Choosing Life Insurance, which covers you for a fixed number of years, is also a cheaper way to obtain the financial security you need than taking out a Life Assurance policy, which covers you for the whole of your life, and is subsequently more expensive.
What factors are there to consider when buying Life Insurance?
When you’re thinking about Life Insurance, it’s also good time to write a will and name who you would like to be your child’s legal guardian should you die. In the UK, unless there is a good reason for the child not to be living with their natural parent, the courts generally favour the child being with the parent that is still alive, but you can make your own wishes known in your will.
There are some circumstances in which the courts may find another guardian preferable to the natural parent:
- If it can be shown that living with their natural parent the child’s welfare would suffer.
- If the child has already spent a long time living with someone else, grandparents for example, and has an established attachment with them that it would be harmful to disrupt.
- If the child does not want to live with the surviving parent but wants to stay with their current carers and is old enough to understand that decision.
Beagle Street offer a free will writing service worth £150 with every Life Insurance policy sold (Terms and Conditions apply)
How can I arrange Single Parent Life Insurance?
While it can mean facing up to uncomfortable thoughts, thinking about what you would like to happen in the event of your death or if you were affected by an illness that left you unable to work, is essential if you have children who depend on you.

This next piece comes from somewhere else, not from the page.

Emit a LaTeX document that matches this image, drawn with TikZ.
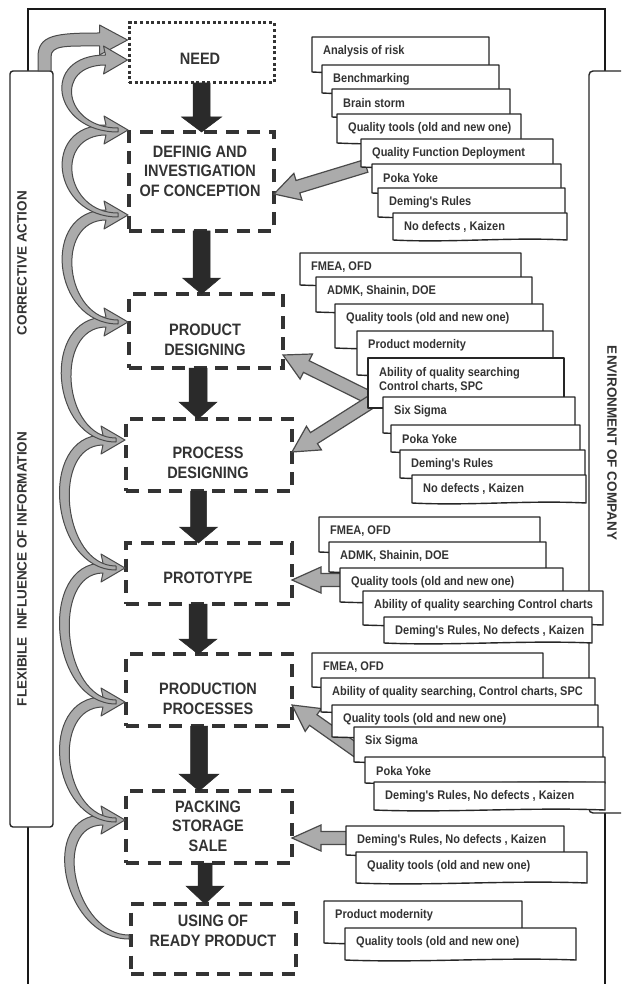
\documentclass[tikz,border=0pt]{standalone}
\usepackage{fontspec}
\setmainfont{Liberation Sans}
\newfontfamily\nfont{Liberation Sans}[FakeStretch=0.88]
\usetikzlibrary{calc}
\definecolor{ink}{HTML}{333333}
\definecolor{gfill}{HTML}{ABABAB}
\definecolor{gline}{HTML}{4A4A4A}
\definecolor{dark}{HTML}{2A2A2A}
\tikzset{
  stagebox/.style={draw=ink, line width=3.5pt, dash pattern=on 13pt off 8.5pt, inner sep=0pt, outer sep=0pt},
  needbox/.style={draw=ink, line width=3pt, dash pattern=on 3pt off 2.6pt, inner sep=0pt, outer sep=0pt},
  stagetext/.style={text=ink, font=\nfont\bfseries\fontsize{16.5}{19.5}\selectfont, align=center, inner sep=0pt},
  sidetext/.style={text=ink, font=\bfseries\fontsize{13.5}{16}\selectfont, inner sep=0pt},
  cardtext/.style={text=ink, font=\nfont\bfseries\fontsize{12.5}{14}\selectfont, anchor=west, inner sep=0pt, align=left},
  cardshape/.style={draw=black!85, fill=white, line width=1.4pt, line join=round},
  garrow/.style={fill=gfill, draw=gline, line width=1pt, line join=round},
  barrow/.style={fill=dark, draw=dark, line width=0.5pt},
  sarrow/.style={fill=gfill, draw=gline, line width=1.2pt, line join=miter},
  frameline/.style={draw=black!90, line width=2pt},
  colbox/.style={draw=black!85, line width=1.4pt, fill=white},
}
% block arrow: tail, tip, half shaft, half head, head length, style
\newcommand\blockarrow[6]{%
  \coordinate (bah) at ($(#2)!#5!(#1)$);
  \path[#6] ($(#1)!#3!90:(#2)$) -- ($(bah)!#3!90:(#2)$) -- ($(bah)!#4!90:(#2)$) -- (#2)
     -- ($(bah)!#4!-90:(#2)$) -- ($(bah)!#3!-90:(#2)$) -- ($(#1)!#3!-90:(#2)$) -- cycle;
}
% curved grey arrow on the left: tail, tip
\newcommand\garc[2]{%
  \path[garrow] ($(#1)+(0,2)$) .. controls ($(#1)+(-66,2)$) and ($(#2)+(-88,-5)$) .. ($(#2)+(-22,-5)$)
     -- ($(#2)+(-24,-14)$) -- (#2) -- ($(#2)+(-24,14)$) -- ($(#2)+(-22,5)$)
     .. controls ($(#2)+(-74,5)$) and ($(#1)+(-54,-2)$) .. ($(#1)+(0,-2)$) -- cycle;
}
% card: name, L, T, R, B, text
\newcommand\card[6]{%
  \path[cardshape] (#2,#5) -- (#2,#3) -- (#4,#3) -- (#4,#5)
     .. controls ($(#4,#5)!0.33!(#2,#5)+(0,-3)$) and ($(#4,#5)!0.67!(#2,#5)+(0,3)$) .. (#2,#5) -- cycle;
  \node[cardtext] (#1) at ($(#2,#3)+(11,14)$) {#6};
}
\begin{document}
\begin{tikzpicture}[x=1pt,y=-1pt]
\useasboundingbox (0,0) rectangle (621,984);
\clip (0,0) rectangle (621,984);
\fill[white] (0,0) rectangle (621,984);

% outer frame
\draw[frameline] (28,71) -- (28,9) -- (605,9) -- (605,71);
\draw[frameline] (28,827) -- (28,984);
\draw[frameline] (605,813) -- (605,984);

% left column
\draw[colbox, rounded corners=3pt] (10,71) rectangle (53,827);
\node[sidetext, rotate=90] (corr) at (22,263) {CORRECTIVE ACTION};
\node[sidetext, rotate=90] (flex) at (22,569) {FLEXIBILE\ \ INFLUENCE OF INFORMATION};

% right column
\draw[colbox, rounded corners=4pt] (640,71) -- (589,71) -- (589,813) -- (640,813);
\node[sidetext, rotate=-90] (env) at (612,443) {ENVIRONMENT OF COMPANY};

% stage boxes
\node[needbox, minimum width=145pt, minimum height=60pt] (need) at (201.5,53) {};
\node[stagebox, minimum width=145pt, minimum height=99pt] (def) at (201.5,181.5) {};
\node[stagebox, minimum width=154pt, minimum height=74pt] (prod) at (206,331) {};
\node[stagebox, minimum width=166pt, minimum height=72pt] (proc) at (209,455) {};
\node[stagebox, minimum width=166pt, minimum height=61pt] (proto) at (209,573.5) {};
\node[stagebox, minimum width=166pt, minimum height=72pt] (prodn) at (209,690) {};
\node[stagebox, minimum width=166pt, minimum height=72pt] (pack) at (209,827) {};
\node[stagebox, minimum width=165pt, minimum height=70pt] (use) at (213.5,939) {};

\node[stagetext] (needl) at (200,59) {NEED};
\node[stagetext] (defl) at (200,171) {DEFINIG AND\\INVESTIGATION\\OF CONCEPTION};
\node[stagetext] (prodl) at (205,340) {PRODUCT\\DESIGNING};
\node[stagetext] (procl) at (208,463) {PROCESS\\DESIGNING};
\node[stagetext] (protol) at (208,578) {PROTOTYPE};
\node[stagetext] (prodnl) at (208,699) {PRODUCTION\\PROCESSES};
\node[stagetext] (packl) at (208,826) {PACKING\\STORAGE\\SALE};
\node[stagetext] (usel) at (213,931) {USING OF\\READY PRODUCT};

% curved feedback arrows on the left
\coordinate (lct) at (44.5,71);
\coordinate (ta) at ($(need.north west)+(-1.5,17)$);
\path[garrow] ($(lct)+(-6.5,0)$) -- ($(lct)+(-6.5,-14)$) .. controls ($(lct)+(-6.5,-36)$) and ($(ta)+(-72,-7)$) .. ($(ta)+(-28,-7)$)
   -- ($(ta)+(-28,-15)$) -- (ta) -- ($(ta)+(-28,15)$) -- ($(ta)+(-28,6)$)
   .. controls ($(ta)+(-62,6)$) and ($(lct)+(6.5,-26)$) .. ($(lct)+(6.5,-14)$) -- ($(lct)+(6.5,0)$) -- cycle;

\coordinate (h1) at ($(need.west)+(-1.5,7)$);
\coordinate (h2) at ($(def.north west)+(-1,-2)$);
\coordinate (h3) at ($(def.south west)+(-1,-16)$);
\coordinate (h4) at ($(prod.west)+(-1,-9)$);
\coordinate (h5) at ($(proc.west)+(-1,-15)$);
\coordinate (h6) at ($(proto.west)+(-1,-5.5)$);
\coordinate (h7) at ($(prodn.west)+(-1,12)$);
\coordinate (h8) at ($(pack.west)+(-1,-7)$);
\coordinate (t1) at ($(h2)+(-10,0)$);
\coordinate (t2) at ($(h3)+(-10,0)$);
\coordinate (t3) at ($(h4)+(-10,0)$);
\coordinate (t4) at ($(h5)+(-9,0)$);
\coordinate (t5) at ($(h6)+(-9,0)$);
\coordinate (t6) at ($(h7)+(-9,0)$);
\coordinate (t7) at ($(h8)+(-9,0)$);
\coordinate (t8) at ($(use.west)+(-2,-2)$);
\garc{t8}{h8}
\garc{t7}{h7}
\garc{t6}{h6}
\garc{t5}{h5}
\garc{t4}{h4}
\garc{t3}{h3}
\garc{t2}{h2}
\garc{t1}{h1}

% black flow arrows
\blockarrow{need.south}{def.north}{8.5pt}{20pt}{15pt}{barrow}
\coordinate (b2t) at (def.south |- prod.north);
\blockarrow{def.south}{b2t}{8.5pt}{19pt}{16pt}{barrow}
\coordinate (b3s) at ($(prod.south)+(-8,0)$);
\coordinate (b3t) at (b3s |- proc.north);
\blockarrow{b3s}{b3t}{9pt}{19pt}{17pt}{barrow}
\coordinate (b4s) at ($(proc.south)+(-10.5,0)$);
\coordinate (b4t) at (b4s |- proto.north);
\blockarrow{b4s}{b4t}{8pt}{19pt}{16pt}{barrow}
\coordinate (b5s) at ($(proto.south)+(-11,0)$);
\coordinate (b5t) at (b5s |- prodn.north);
\blockarrow{b5s}{b5t}{9pt}{19pt}{15pt}{barrow}
\coordinate (b6s) at ($(prodn.south)+(-10,0)$);
\coordinate (b6t) at (b6s |- pack.north);
\blockarrow{b6s}{b6t}{8.5pt}{20pt}{17pt}{barrow}
\coordinate (b7s) at ($(pack.south)+(-4,0)$);
\coordinate (b7t) at (b7s |- use.north);
\blockarrow{b7s}{b7t}{7pt}{19pt}{18pt}{barrow}

% grey arrows from the tool stacks
\coordinate (s1) at (366,166);
\coordinate (e1) at ($(def.east)+(0,12.5)$);
\blockarrow{s1}{e1}{6.5pt}{14pt}{25pt}{sarrow}
\coordinate (s2) at (374,400);
\coordinate (e2) at ($(prod.east)+(0,24)$);
\blockarrow{s2}{e2}{6.5pt}{14pt}{26pt}{sarrow}
\coordinate (e3) at ($(proc.east)+(0,-3)$);
\blockarrow{s2}{e3}{6.5pt}{14pt}{26pt}{sarrow}
\coordinate (s4) at (345,580);
\coordinate (e4) at ($(proto.east)+(0,6.5)$);
\blockarrow{s4}{e4}{6.5pt}{13pt}{29pt}{sarrow}
\coordinate (s5) at (360,753);
\coordinate (e5) at ($(prodn.east)+(0,15)$);
\blockarrow{s5}{e5}{6.5pt}{14pt}{26pt}{sarrow}
\coordinate (s6) at (350,838);
\coordinate (e6) at ($(pack.east)+(0,11)$);
\blockarrow{s6}{e6}{6.5pt}{13pt}{29pt}{sarrow}

% stack 1
\card{a1}{312}{37}{489}{72}{Analysis of risk}
\card{a2}{322}{65}{499}{93}{Benchmarking}
\card{a3}{332}{89}{510}{117}{Brain storm}
\card{a4}{337}{114}{521}{143}{Quality tools (old and new one)}
\card{a5}{361}{139}{553}{167}{Quality Function Deployment}
\card{a6}{372}{164}{561}{193}{Poka Yoke}
\card{a7}{378}{188}{565}{217}{Deming's Rules}
\card{a8}{393}{213}{567}{240}{No defects , Kaizen}

% stack 2
\card{b1}{300}{253}{521}{285}{FMEA, OFD}
\card{b2}{316}{277}{532}{312}{ADMK, Shainin, DOE}
\card{b3}{335}{304}{543}{348}{Quality tools (old and new one)}
\card{b4}{357}{331}{553}{375}{Product modernity}
\path[cardshape] (368,408) -- (368,358) -- (564,358) -- (564,408) -- cycle;
\node[cardtext] (b5) at (379,380) {Ability of quality searching\\Control charts, SPC};
\card{b6}{383}{397}{575}{433}{Six Sigma}
\card{b7}{391}{425}{580}{452}{Poka Yoke}
\card{b8}{400}{450}{585}{478}{Deming's Rules}
\card{b9}{412}{475}{586}{503}{No defects , Kaizen}

% stack 3
\card{c1}{319}{517}{540}{552}{FMEA, OFD}
\card{c2}{329}{542}{546}{572}{ADMK, Shainin, DOE}
\card{c3}{340}{568}{563}{602}{Quality tools (old and new one)}
\card{c4}{363}{591}{603}{625}{Ability of quality searching Control charts}
\card{c5}{384}{617}{592}{643}{Deming's Rules, No defects , Kaizen}

% stack 4
\card{d1}{312}{653}{543}{687}{FMEA, OFD}
\card{d2}{321}{678}{595}{712}{Ability of quality searching, Control charts, SPC}
\card{d3}{332}{705}{598}{737}{Quality tools (old and new one)}
\card{d4}{354}{727}{603}{762}{Six Sigma}
\card{d5}{365}{757}{605}{783}{Poka Yoke}
\card{d6}{374}{782}{605}{810}{Deming's Rules, No defects , Kaizen}

% stack 5
\card{e1n}{346}{826}{564}{855}{Deming's Rules, No defects , Kaizen}
\card{e2n}{356}{852}{587}{883}{Quality tools (old and new one)}

% stack 6
\card{f1}{324}{901}{522}{943}{Product modernity}
\card{f2}{345}{928}{576}{960}{Quality tools (old and new one)}
\end{tikzpicture}
\end{document}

Take a look at the type of insurance policies available to you, and then talk to friends and family.
You can name a beneficiary in a trust for your insurance policy so that they can help support your children if anything were to happen to you before your child comes of age. While this isn’t the same thing as granting custody, it ensures that your insurance policy is paid out to someone you trust thoroughly to look after the financial needs of your child.